The title Swipe Up is derived from the gesture of applying paint, in which the artist deals with the reactive behaviour of acrylic paint between a plexiglas plate and the actual painting surface, the canvas. The plexiglas plate is usually used in the form of a round disc. Through targeted, rotating movements, it leaves traces of paint between itself and the canvas. This creates an interaction between control and loss of control. The plexiglass and acrylic glass plates give the paintings their original and genuine motifs while at the same time remaining connected to the works as immanent components.

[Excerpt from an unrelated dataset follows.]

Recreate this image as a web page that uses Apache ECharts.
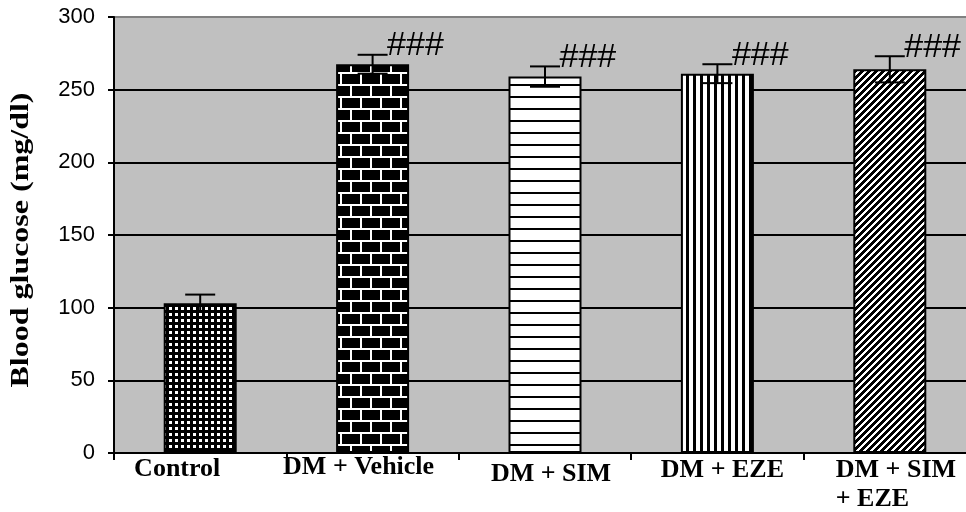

A similar theme is taken up in the series Ousia Facing Reality, in which the artist plays with pre-composed, geometric surfaces and paint, which is subsequently poured onto the canvas. For Ruscha Voormann, this is a visual metaphor for coping with life: managing the balancing act between pursuing the controllable and surrendering and trusting the unconscious.
Ruscha Voormann was born in Flensburg in 1992 as the daughter of the graphic artist and musician Klaus Voormann. She grew up in Bernried at Lake Starnberg and has lived in Munich since 2010, where she is now
studying with Gregor Hildebrandt at the Academy of Fine Arts.
After initially focussing exclusively on figurative motifs and works, she developed a strong affinity for abstract painting in 2014, which has increasingly intensified and solidified. For Ruscha Voormann, abstraction means searching for a place of residence or refuge that every human being carries within him or herself and can access through certain sensory perceptions.